------ GIVEN DATA ------

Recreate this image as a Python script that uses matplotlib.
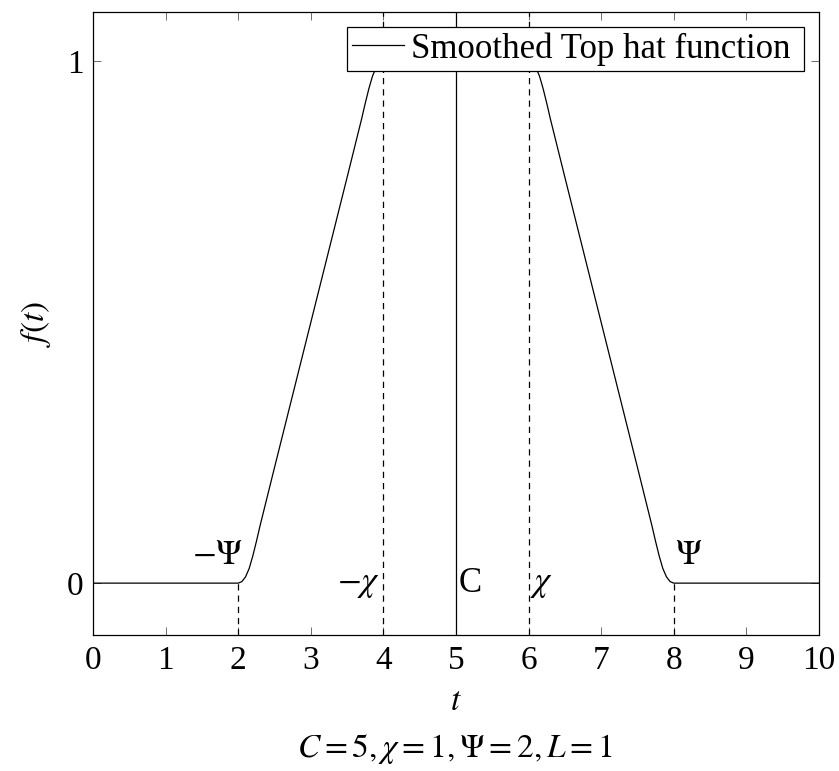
import matplotlib
matplotlib.use("Agg")
import matplotlib.pyplot as plt

# smoothed top hat, C = 5, chi = 1, Psi = 2, L = 1
t_vals = [0.0, 2.00, 2.05, 2.10, 2.15, 2.20, 2.25, 2.30, 2.50, 3.00, 3.50, 3.70, 3.75,
          3.80, 3.85, 3.90, 3.95, 4.00, 6.00, 6.05, 6.10, 6.15, 6.20, 6.25, 6.30, 6.50,
          7.00, 7.50, 7.70, 7.75, 7.80, 7.85, 7.90, 7.95, 8.00, 10.0]
f_vals = [0.0, 0.000, 0.003, 0.012, 0.028, 0.052, 0.080, 0.110, 0.222, 0.500, 0.778, 0.890, 0.920,
          0.948, 0.972, 0.988, 0.997, 1.000, 1.000, 0.997, 0.988, 0.972, 0.948, 0.920, 0.890, 0.778,
          0.500, 0.222, 0.110, 0.080, 0.052, 0.028, 0.012, 0.003, 0.000, 0.0]

x_ticks = list(range(0, 11))
y_ticks = [0, 1]

# marker lines: dashed stubs below zero, dashed full height, solid centre
short_dashed = [2, 8]
full_dashed = [4, 6]
centre = 5

# annotations: text, x, y
labels = [(r"$-\Psi$", 1.72, 0.052),
          (r"$-\chi$", 3.66, 0.0),
          ("C", 5.2, 0.0),
          (r"$\chi$", 6.18, 0.0),
          (r"$\Psi$", 8.2, 0.052)]

plt.rcParams["font.family"] = "serif"
plt.rcParams["font.serif"] = ["Liberation Serif", "DejaVu Serif"]
plt.rcParams["mathtext.fontset"] = "stix"
plt.rcParams["font.size"] = 24

fig = plt.figure(figsize=(8.39, 7.71), dpi=100)
ax = fig.add_axes([0.111, 0.176, 0.865, 0.808])

ax.plot(t_vals, f_vals, color="black", lw=0.9, label="Smoothed Top hat function ")

ymin, ymax = -0.1, 1.094
for x in short_dashed:
    ax.plot([x, x], [ymin, 0], color="black", lw=0.9, ls=(0, (5, 4)))
for x in full_dashed:
    ax.plot([x, x], [ymin, ymax], color="black", lw=0.9, ls=(0, (5, 4)))
ax.plot([centre, centre], [ymin, ymax], color="black", lw=0.9)

for txt, x, y in labels:
    ax.text(x, y, txt, ha="center", va="center", fontsize=25)

ax.set_xlim(0, 10)
ax.set_ylim(ymin, ymax)
ax.set_xticks(x_ticks)
ax.set_yticks(y_ticks)
ax.tick_params(direction="in", top=True, right=True, length=6, width=0.6,
               color="#555555", labelsize=24, pad=7)
for sp in ax.spines.values():
    sp.set_linewidth(0.9)

ax.set_xlabel(r"$t$", fontsize=24, labelpad=8)
ax.set_ylabel(r"$f(t)$", fontsize=24, labelpad=10)

leg = ax.legend(loc="upper right", frameon=True, fancybox=False, fontsize=25,
                handlelength=1.5, handletextpad=0.2, borderpad=0.15,
                borderaxespad=0.42, framealpha=1)
leg.get_frame().set_edgecolor("black")
leg.get_frame().set_linewidth(0.9)

fig.text(0.542, 0.018, r"$C=5,\chi=1,\Psi=2,L=1$", ha="center", fontsize=24)

fig.savefig("out.png", dpi=100)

------

STATED PROBLEM
Do not copy the pictures, but repeat every line exactly.

RESULT BELOW
Recreate this image as a Python script that uses matplotlib.
import matplotlib
matplotlib.use("Agg")
import matplotlib.pyplot as plt

# smoothed top hat, C = 5, chi = 1, Psi = 2, L = 1
t_vals = [0.0, 2.00, 2.05, 2.10, 2.15, 2.20, 2.25, 2.30, 2.50, 3.00, 3.50, 3.70, 3.75,
          3.80, 3.85, 3.90, 3.95, 4.00, 6.00, 6.05, 6.10, 6.15, 6.20, 6.25, 6.30, 6.50,
          7.00, 7.50, 7.70, 7.75, 7.80, 7.85, 7.90, 7.95, 8.00, 10.0]
f_vals = [0.0, 0.000, 0.003, 0.012, 0.028, 0.052, 0.080, 0.110, 0.222, 0.500, 0.778, 0.890, 0.920,
          0.948, 0.972, 0.988, 0.997, 1.000, 1.000, 0.997, 0.988, 0.972, 0.948, 0.920, 0.890, 0.778,
          0.500, 0.222, 0.110, 0.080, 0.052, 0.028, 0.012, 0.003, 0.000, 0.0]

x_ticks = list(range(0, 11))
y_ticks = [0, 1]

# marker lines: dashed stubs below zero, dashed full height, solid centre
short_dashed = [2, 8]
full_dashed = [4, 6]
centre = 5

# annotations: text, x, y
labels = [(r"$-\Psi$", 1.72, 0.052),
          (r"$-\chi$", 3.66, 0.0),
          ("C", 5.2, 0.0),
          (r"$\chi$", 6.18, 0.0),
          (r"$\Psi$", 8.2, 0.052)]

plt.rcParams["font.family"] = "serif"
plt.rcParams["font.serif"] = ["Liberation Serif", "DejaVu Serif"]
plt.rcParams["mathtext.fontset"] = "stix"
plt.rcParams["font.size"] = 24

fig = plt.figure(figsize=(8.39, 7.71), dpi=100)
ax = fig.add_axes([0.111, 0.176, 0.865, 0.808])

ax.plot(t_vals, f_vals, color="black", lw=0.9, label="Smoothed Top hat function ")

ymin, ymax = -0.1, 1.094
for x in short_dashed:
    ax.plot([x, x], [ymin, 0], color="black", lw=0.9, ls=(0, (5, 4)))
for x in full_dashed:
    ax.plot([x, x], [ymin, ymax], color="black", lw=0.9, ls=(0, (5, 4)))
ax.plot([centre, centre], [ymin, ymax], color="black", lw=0.9)

for txt, x, y in labels:
    ax.text(x, y, txt, ha="center", va="center", fontsize=25)

ax.set_xlim(0, 10)
ax.set_ylim(ymin, ymax)
ax.set_xticks(x_ticks)
ax.set_yticks(y_ticks)
ax.tick_params(direction="in", top=True, right=True, length=6, width=0.6,
               color="#555555", labelsize=24, pad=7)
for sp in ax.spines.values():
    sp.set_linewidth(0.9)

ax.set_xlabel(r"$t$", fontsize=24, labelpad=8)
ax.set_ylabel(r"$f(t)$", fontsize=24, labelpad=10)

leg = ax.legend(loc="upper right", frameon=True, fancybox=False, fontsize=25,
                handlelength=1.5, handletextpad=0.2, borderpad=0.15,
                borderaxespad=0.42, framealpha=1)
leg.get_frame().set_edgecolor("black")
leg.get_frame().set_linewidth(0.9)

fig.text(0.542, 0.018, r"$C=5,\chi=1,\Psi=2,L=1$", ha="center", fontsize=24)

fig.savefig("out.png", dpi=100)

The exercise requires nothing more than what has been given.